In an emergency ruling in South Africa's case accusing Israel of genocide, judges at the International Court of Justice ordered Israel on Friday to immediately halt its assault on Rafah, where Israel says it is rooting out Hamas fighters.
"What they are asking us, is not to commit genocide in Rafah. We did not commit genocide and we will not commit genocide," Prime Minister Benjamin Netanyahu's national security adviser, Tzachi Hanegbi, told Israel's N12 TV on Saturday.
Asked whether the Rafah offensive would continue, Hanegbi said: "According to international law, we have the right to defend ourselves and the evidence is that the court is not preventing us from continuing to defend ourselves."
The ICJ, which is based in The Hague, did not immediately comment on Hanegbi's remarks. Hamas also did not immediately comment.
Another Israeli official pointed to the phrasing of the ruling by the ICJ, or World Court, depicting it as conditional.
"The order in regard to the Rafah operation is not a general order," the official said on condition of anonymity.
Reading out the ruling, the ICJ's president, Nawaf Salam, said the situation in Gaza had deteriorated since the court last ordered Israel to take steps to improve it, and conditions had been met for a new emergency order.
"The state of Israel shall (...) immediately halt its military offensive, and any other action in the Rafah governorate, which may inflict on the Palestinian group in Gaza conditions of life that could bring about its physical destruction in whole or in part," Salam said.
That wording does not rule out all military action, the Israeli official said.
"We have never, and we will not, conduct any military action in Rafah or elsewhere which may inflict any conditions of life to bring about the destruction of the civilian population in Gaza, not in whole and not in part," the official said.

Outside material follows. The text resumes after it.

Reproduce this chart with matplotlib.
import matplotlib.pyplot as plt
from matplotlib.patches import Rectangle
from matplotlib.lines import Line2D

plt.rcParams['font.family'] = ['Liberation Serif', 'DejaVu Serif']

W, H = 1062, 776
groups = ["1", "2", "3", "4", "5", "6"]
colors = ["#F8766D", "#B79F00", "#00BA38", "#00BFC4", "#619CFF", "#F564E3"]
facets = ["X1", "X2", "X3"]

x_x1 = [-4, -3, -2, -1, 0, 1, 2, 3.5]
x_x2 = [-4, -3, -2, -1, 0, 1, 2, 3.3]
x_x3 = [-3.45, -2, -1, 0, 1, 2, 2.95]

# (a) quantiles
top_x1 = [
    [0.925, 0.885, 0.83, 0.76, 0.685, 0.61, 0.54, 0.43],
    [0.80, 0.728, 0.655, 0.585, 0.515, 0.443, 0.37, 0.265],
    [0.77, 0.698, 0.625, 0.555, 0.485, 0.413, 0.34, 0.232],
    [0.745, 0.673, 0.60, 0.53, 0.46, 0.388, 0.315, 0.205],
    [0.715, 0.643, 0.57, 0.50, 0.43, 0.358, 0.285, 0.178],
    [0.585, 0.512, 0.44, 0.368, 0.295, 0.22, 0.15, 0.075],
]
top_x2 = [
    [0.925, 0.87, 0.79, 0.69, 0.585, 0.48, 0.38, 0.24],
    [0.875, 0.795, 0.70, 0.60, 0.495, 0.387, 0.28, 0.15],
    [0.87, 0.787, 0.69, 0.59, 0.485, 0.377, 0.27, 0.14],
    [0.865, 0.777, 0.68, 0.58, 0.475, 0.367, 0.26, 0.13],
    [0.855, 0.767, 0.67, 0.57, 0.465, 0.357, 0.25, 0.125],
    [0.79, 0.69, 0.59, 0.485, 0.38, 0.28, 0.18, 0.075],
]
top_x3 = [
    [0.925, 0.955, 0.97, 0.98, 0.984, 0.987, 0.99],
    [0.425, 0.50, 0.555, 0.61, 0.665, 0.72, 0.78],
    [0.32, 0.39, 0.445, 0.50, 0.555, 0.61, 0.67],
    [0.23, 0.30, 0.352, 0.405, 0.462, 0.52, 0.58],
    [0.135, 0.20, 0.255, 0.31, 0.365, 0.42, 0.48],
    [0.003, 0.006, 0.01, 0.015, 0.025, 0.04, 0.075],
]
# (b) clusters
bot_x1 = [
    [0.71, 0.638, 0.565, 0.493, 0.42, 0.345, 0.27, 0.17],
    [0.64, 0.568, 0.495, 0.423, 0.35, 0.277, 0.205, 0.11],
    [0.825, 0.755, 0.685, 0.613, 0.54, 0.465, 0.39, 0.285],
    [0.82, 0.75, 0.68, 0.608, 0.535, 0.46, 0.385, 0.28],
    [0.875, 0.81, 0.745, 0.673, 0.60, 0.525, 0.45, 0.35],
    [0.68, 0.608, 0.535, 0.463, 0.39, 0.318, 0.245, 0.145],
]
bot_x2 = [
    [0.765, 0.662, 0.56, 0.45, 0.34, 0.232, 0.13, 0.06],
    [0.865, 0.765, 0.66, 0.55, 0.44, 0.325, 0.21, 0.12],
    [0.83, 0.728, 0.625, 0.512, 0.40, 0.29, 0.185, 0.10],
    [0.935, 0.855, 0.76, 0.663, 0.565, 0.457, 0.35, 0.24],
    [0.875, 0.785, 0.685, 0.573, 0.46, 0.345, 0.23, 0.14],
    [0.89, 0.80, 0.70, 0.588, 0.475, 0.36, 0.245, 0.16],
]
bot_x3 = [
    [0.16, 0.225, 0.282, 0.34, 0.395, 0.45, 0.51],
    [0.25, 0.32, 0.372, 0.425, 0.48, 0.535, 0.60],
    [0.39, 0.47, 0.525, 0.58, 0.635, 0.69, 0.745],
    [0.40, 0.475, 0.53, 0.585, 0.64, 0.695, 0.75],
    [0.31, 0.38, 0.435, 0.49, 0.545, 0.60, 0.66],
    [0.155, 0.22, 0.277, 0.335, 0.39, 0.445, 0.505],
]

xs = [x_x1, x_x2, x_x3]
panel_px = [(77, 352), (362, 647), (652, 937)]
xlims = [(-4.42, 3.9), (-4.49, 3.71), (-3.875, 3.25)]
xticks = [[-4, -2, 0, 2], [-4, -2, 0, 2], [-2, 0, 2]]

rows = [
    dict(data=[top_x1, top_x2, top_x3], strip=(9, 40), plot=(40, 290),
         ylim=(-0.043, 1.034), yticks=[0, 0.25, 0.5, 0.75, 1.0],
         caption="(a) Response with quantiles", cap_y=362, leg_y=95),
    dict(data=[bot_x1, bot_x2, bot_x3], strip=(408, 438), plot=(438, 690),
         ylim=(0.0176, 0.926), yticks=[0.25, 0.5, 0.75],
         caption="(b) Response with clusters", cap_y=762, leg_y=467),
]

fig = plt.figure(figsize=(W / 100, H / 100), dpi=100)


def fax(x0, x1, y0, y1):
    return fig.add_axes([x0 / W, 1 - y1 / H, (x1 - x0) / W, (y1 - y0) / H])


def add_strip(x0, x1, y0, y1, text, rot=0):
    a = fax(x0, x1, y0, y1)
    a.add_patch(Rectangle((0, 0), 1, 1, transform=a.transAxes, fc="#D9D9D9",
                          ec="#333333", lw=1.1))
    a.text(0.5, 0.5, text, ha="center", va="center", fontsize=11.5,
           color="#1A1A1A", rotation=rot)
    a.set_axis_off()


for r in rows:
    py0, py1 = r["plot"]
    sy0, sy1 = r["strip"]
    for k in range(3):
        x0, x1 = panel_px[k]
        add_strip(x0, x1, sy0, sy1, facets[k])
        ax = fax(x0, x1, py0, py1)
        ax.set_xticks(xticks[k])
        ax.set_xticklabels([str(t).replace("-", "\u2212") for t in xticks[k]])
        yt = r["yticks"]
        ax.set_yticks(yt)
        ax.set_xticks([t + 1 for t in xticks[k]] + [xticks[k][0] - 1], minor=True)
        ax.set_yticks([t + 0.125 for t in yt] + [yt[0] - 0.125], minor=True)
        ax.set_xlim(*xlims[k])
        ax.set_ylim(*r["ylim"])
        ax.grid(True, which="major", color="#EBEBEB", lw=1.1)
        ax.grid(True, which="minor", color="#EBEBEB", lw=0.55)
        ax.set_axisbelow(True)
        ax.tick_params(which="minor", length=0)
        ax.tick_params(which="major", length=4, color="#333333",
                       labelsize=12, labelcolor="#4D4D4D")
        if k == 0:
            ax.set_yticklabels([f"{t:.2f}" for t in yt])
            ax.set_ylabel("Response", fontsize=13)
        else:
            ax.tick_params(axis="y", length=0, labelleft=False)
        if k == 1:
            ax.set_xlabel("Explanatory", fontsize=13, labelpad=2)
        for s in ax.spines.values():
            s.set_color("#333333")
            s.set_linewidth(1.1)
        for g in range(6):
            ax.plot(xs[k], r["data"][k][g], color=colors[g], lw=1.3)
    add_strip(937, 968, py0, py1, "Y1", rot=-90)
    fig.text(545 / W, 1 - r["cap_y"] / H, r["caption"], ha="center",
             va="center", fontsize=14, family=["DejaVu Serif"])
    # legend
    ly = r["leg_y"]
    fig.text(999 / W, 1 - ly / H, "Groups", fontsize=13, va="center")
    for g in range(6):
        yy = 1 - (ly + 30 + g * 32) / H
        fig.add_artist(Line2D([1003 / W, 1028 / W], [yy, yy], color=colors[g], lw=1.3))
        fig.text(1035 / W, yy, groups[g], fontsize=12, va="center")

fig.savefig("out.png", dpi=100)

While the court has no means to enforce its orders, the case is a sign of Israel's growing diplomatic isolation over its campaign against Palestinian armed group Hamas in Gaza.
Israel began its offensive in Gaza to try to eliminate Hamas after Hamas-led militants stormed into southern Israeli communities on Oct. 7 last year. It has pressed on with its offensive since the ICJ ruling.
Nearly 36,000 Palestinians have been killed in the offensive, Gaza's health ministry says, and much of Gaza has been devastated. About 1,200 people were killed and more than 250 taken hostage on Oct. 7, according to Israeli tallies.